**** Records for this exercise ****

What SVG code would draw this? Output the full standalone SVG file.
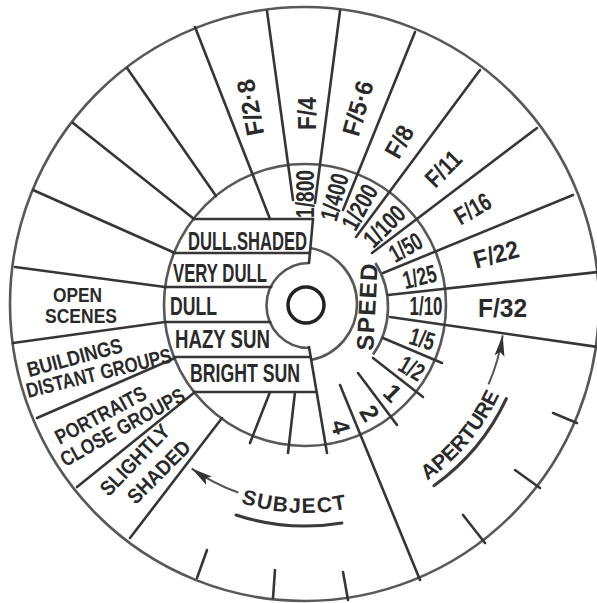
<svg xmlns="http://www.w3.org/2000/svg" width="597" height="603" viewBox="0 0 597 603">
<defs>
<style>
.ln{stroke:#363636;stroke-width:2.6;stroke-linecap:round;fill:none}
.ring{stroke:#585858;stroke-width:2.6;fill:none}
.ul{stroke:#3a3a3a;stroke-width:3;stroke-linecap:round;fill:none}
.arr{stroke:#555;stroke-width:2;fill:none}
.t{font-family:"Liberation Sans",Arial,sans-serif;font-weight:bold;fill:#2a2a2a;font-size:25px}
.c{text-anchor:middle;dominant-baseline:central}
.m{text-anchor:middle}
.lg{font-size:25px}
.sm{font-size:21px}
.xs{font-size:20px}
</style>
<marker id="ah" markerUnits="userSpaceOnUse" markerWidth="24" markerHeight="12" refX="21" refY="6" orient="auto">
<path d="M0,1 L21,6 L0,11 L4,6 Z" fill="#333"/>
</marker>
<path id="subjPath" d="M227.1,497.9 A208,208 0 0 0 362.3,504.9"/>
<path id="apPath" d="M412,490.3 A214,214 0 0 0 506.1,378.2"/>
</defs>
<rect width="597" height="603" fill="#fff"/>

<g id="rings">
<ellipse class="ring" cx="304.5" cy="304" rx="294.5" ry="297"/>
<circle class="ring" cx="305" cy="305" r="141"/>
<path class="ring" d="M375.4,263 A83,83 0 0 1 373,354.6"/>
<circle cx="306" cy="305" r="18" fill="none" stroke="#222" stroke-width="3.5"/>
</g>

<g id="hub">
<path class="ring" d="M310.3,248 A57,57 0 0 1 311,360"/>
<path class="ring" d="M309,263 A42.5,42.5 0 1 0 309,348"/>
<path class="ln" d="M313,219 L309,263"/>
<path class="ln" d="M193.3,219 H313 M174,253 H309.9 M165,287 H271.2 M165,322 H270.3 M174,357 H310.7 M194,392 H316.6"/>
</g>

<g id="connectors" class="ln">
<line x1="33" y1="190" x2="175" y2="253"/>
<line x1="73" y1="123" x2="194" y2="219"/>
<line x1="127" y1="68" x2="216" y2="196"/>
<line x1="195" y1="27" x2="270" y2="219"/>
<line x1="267" y1="11" x2="293" y2="200"/>
<line x1="340" y1="11" x2="315" y2="203"/>
<line x1="415" y1="32" x2="343" y2="210"/>
<line x1="480" y1="70" x2="356" y2="237"/>
<line x1="537" y1="128" x2="372" y2="253"/>
<line x1="573" y1="195" x2="383" y2="273"/>
<line x1="598" y1="272" x2="388" y2="295"/>
<line x1="598" y1="347" x2="390" y2="317"/>
<line x1="383" y1="338" x2="442" y2="363"/>
<line x1="373" y1="358" x2="423" y2="397"/>
<line x1="358" y1="373" x2="397" y2="425"/>
<line x1="340" y1="385" x2="420" y2="580"/>
<line x1="309" y1="347" x2="327" y2="453"/>
<line x1="295" y1="392" x2="288" y2="453"/>
<line x1="270" y1="392" x2="250" y2="443"/>
<line x1="222" y1="418" x2="130" y2="538"/>
<line x1="195" y1="392" x2="77" y2="487"/>
<line x1="175" y1="358" x2="37" y2="418"/>
<line x1="165" y1="322" x2="13" y2="343"/>
<line x1="165" y1="287" x2="15" y2="267"/>
<line x1="207" y1="550" x2="197" y2="578"/>
<line x1="275" y1="570" x2="273" y2="598"/>
<line x1="343" y1="572" x2="348" y2="600"/>
<line x1="463" y1="515" x2="485" y2="543"/>
<line x1="515" y1="470" x2="540" y2="488"/>
<line x1="553" y1="413" x2="577" y2="423"/>
</g>

<g id="arrows">
<path class="arr" d="M488.5,384.4 A200,200 0 0 0 502.7,335.3" marker-end="url(#ah)"/>
<path class="arr" d="M238.2,492.5 A199,199 0 0 1 191.7,468.6" marker-end="url(#ah)"/>
<path class="ul" d="M236,515 A221,221 0 0 0 341.9,522.9"/>
<path class="ul" d="M433.9,485.7 A222,222 0 0 0 506.4,398.5"/>
</g>

<g id="aperture-labels" class="t lg">
<text class="c" transform="translate(250 107.5) rotate(-101)" textLength="57" lengthAdjust="spacingAndGlyphs">F/2·8</text>
<text class="c" transform="translate(307 113.5) rotate(-90)" textLength="33" lengthAdjust="spacingAndGlyphs">F/4</text>
<text class="c" transform="translate(357.5 108) rotate(-74)" textLength="56" lengthAdjust="spacingAndGlyphs">F/5·6</text>
<text class="c" transform="translate(399 141.5) rotate(-61)" textLength="33" lengthAdjust="spacingAndGlyphs">F/8</text>
<text class="c" transform="translate(443 168.5) rotate(-45)" textLength="40" lengthAdjust="spacingAndGlyphs">F/11</text>
<text class="c" transform="translate(472.5 208.5) rotate(-30)" textLength="38" lengthAdjust="spacingAndGlyphs">F/16</text>
<text class="c" transform="translate(496 254) rotate(-15)" textLength="46" lengthAdjust="spacingAndGlyphs">F/22</text>
<text class="c" transform="translate(502.5 307.5)" textLength="49" lengthAdjust="spacingAndGlyphs">F/32</text>
</g>

<g id="speed-labels" class="t">
<text class="c" transform="translate(305 194) rotate(-90)" textLength="48" lengthAdjust="spacingAndGlyphs">1/800</text>
<text class="c" transform="translate(334 197) rotate(-75)" textLength="48" lengthAdjust="spacingAndGlyphs">1/400</text>
<text class="c" transform="translate(359.3 207) rotate(-61)" textLength="48" lengthAdjust="spacingAndGlyphs">1/200</text>
<text class="c" transform="translate(384 226) rotate(-45)" textLength="48" lengthAdjust="spacingAndGlyphs">1/100</text>
<text class="c" transform="translate(405.5 247) rotate(-30)" textLength="34" lengthAdjust="spacingAndGlyphs">1/50</text>
<text class="c" transform="translate(419.5 276.5) rotate(-14)" textLength="34" lengthAdjust="spacingAndGlyphs">1/25</text>
<text class="c" transform="translate(426 306)" textLength="33" lengthAdjust="spacingAndGlyphs">1/10</text>
<text class="c" transform="translate(422.3 338.6) rotate(16)" textLength="25" lengthAdjust="spacingAndGlyphs">1/5</text>
<text class="c" transform="translate(411.8 368) rotate(30.5)" textLength="25" lengthAdjust="spacingAndGlyphs">1/2</text>
<text class="c" transform="translate(392.7 392.7) rotate(45)">1</text>
<text class="c" transform="translate(369.9 413) rotate(59)">2</text>
<text class="c" transform="translate(340.9 426.8) rotate(74)">4</text>
<text class="c" transform="translate(367 307) rotate(-87)" textLength="87" lengthAdjust="spacing" style="font-size:24px">SPEED</text>
</g>

<g id="strip-labels" class="t lg">
<text x="188" y="250" textLength="119" lengthAdjust="spacingAndGlyphs">DULL.SHADED</text>
<text x="173" y="282" textLength="94" lengthAdjust="spacingAndGlyphs">VERY DULL</text>
<text x="170" y="315" textLength="47" lengthAdjust="spacingAndGlyphs">DULL</text>
<text x="175" y="348" textLength="95" lengthAdjust="spacingAndGlyphs">HAZY SUN</text>
<text x="190" y="382" textLength="110" lengthAdjust="spacingAndGlyphs">BRIGHT SUN</text>
</g>

<g id="subject-labels" class="t sm">
<text class="m xs" x="77.5" y="302" textLength="49" lengthAdjust="spacingAndGlyphs">OPEN</text>
<text class="m xs" x="81" y="323" textLength="72" lengthAdjust="spacingAndGlyphs">SCENES</text>
<text class="m" transform="translate(76.5 364.5) rotate(-15)" textLength="98" lengthAdjust="spacingAndGlyphs">BUILDINGS</text>
<text class="m" transform="translate(100.5 380) rotate(-14)" textLength="149" lengthAdjust="spacingAndGlyphs">DISTANT GROUPS</text>
<text class="m" transform="translate(104 421.5) rotate(-28)" textLength="100" lengthAdjust="spacingAndGlyphs">PORTRAITS</text>
<text class="m" transform="translate(126 433.5) rotate(-29)" textLength="139" lengthAdjust="spacingAndGlyphs">CLOSE GROUPS</text>
<text class="m" transform="translate(140 465) rotate(-46)" textLength="90" lengthAdjust="spacingAndGlyphs">SLIGHTLY</text>
<text class="m" transform="translate(164 477) rotate(-45)" textLength="80" lengthAdjust="spacingAndGlyphs">SHADED</text>
</g>

<g id="captions" class="t sm">
<text letter-spacing="1.5"><textPath href="#subjPath" startOffset="50%" text-anchor="middle">SUBJECT</textPath></text>
<text letter-spacing="-0.3"><textPath href="#apPath" startOffset="50%" text-anchor="middle">APERTURE</textPath></text>
</g>
</svg>
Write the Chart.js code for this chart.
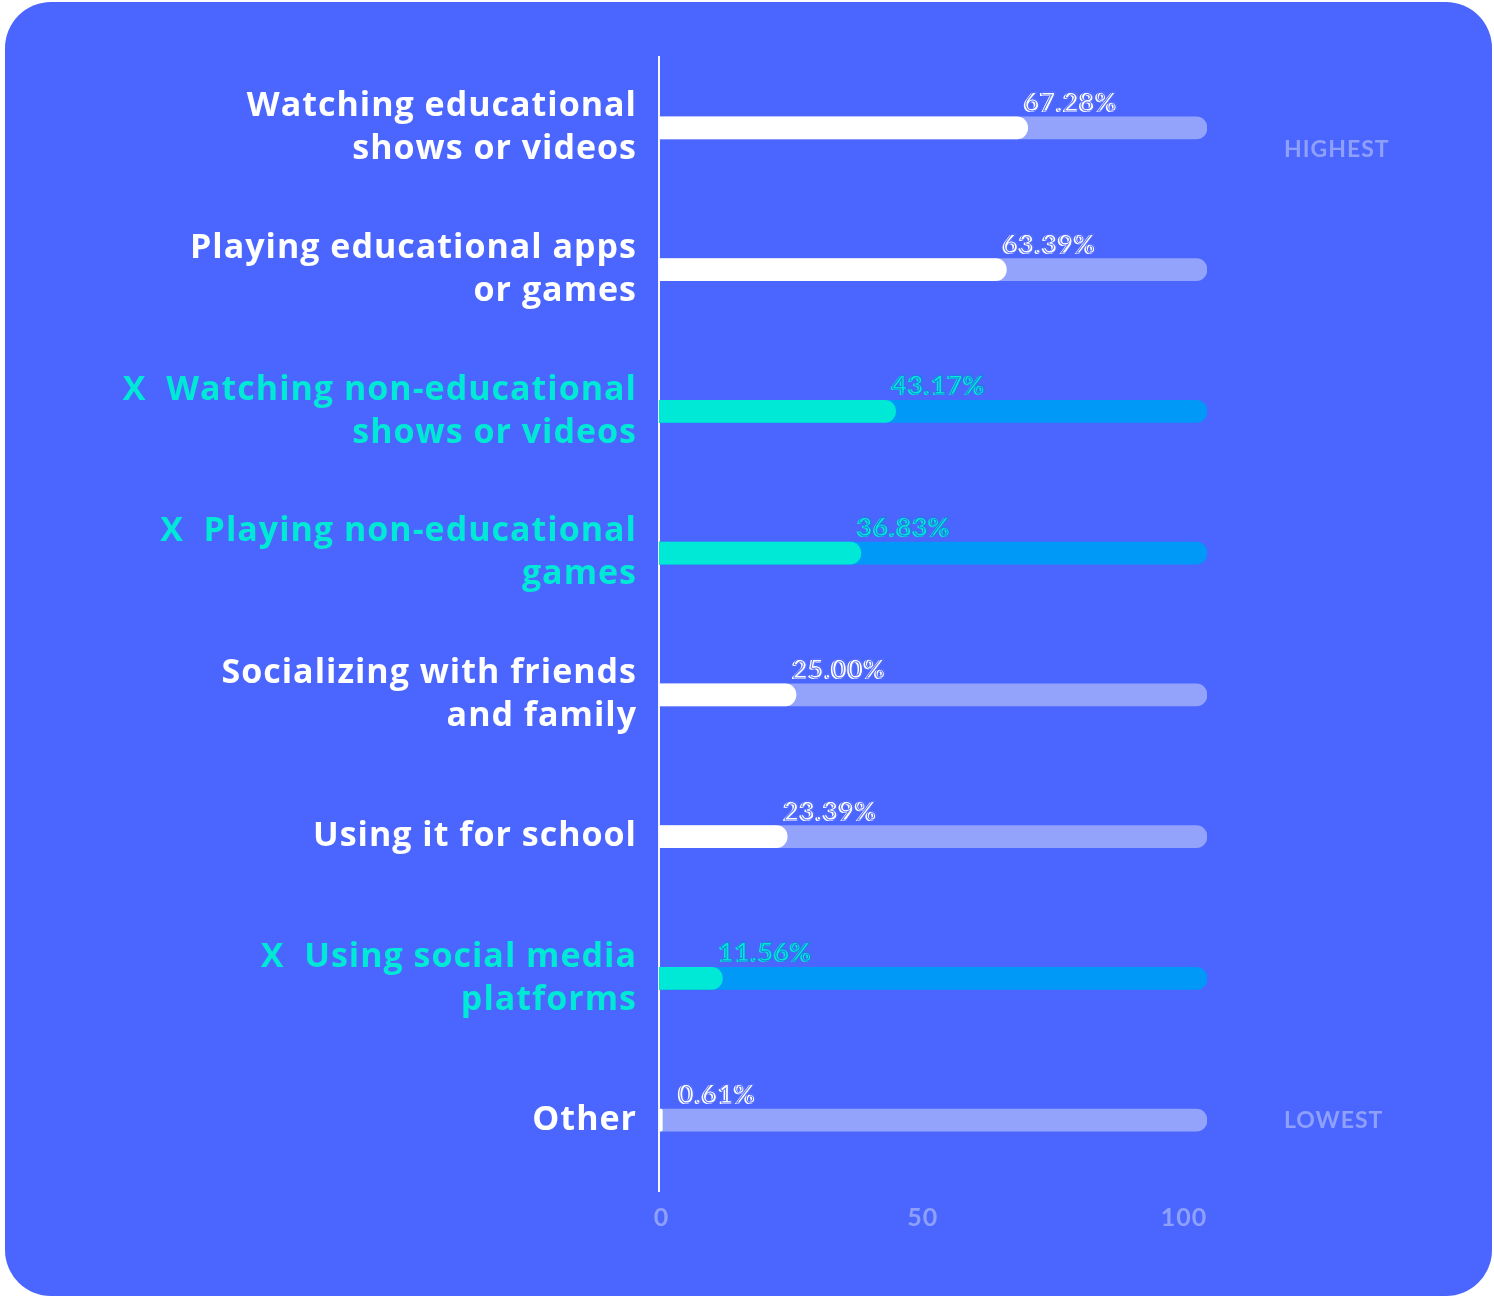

****

_What you have to do:_
Show every line from the listing above in which the string "code" appears.

_Result of the task:_
What SVG code would draw this? Output the full standalone SVG file.
Write the Chart.js code for this chart.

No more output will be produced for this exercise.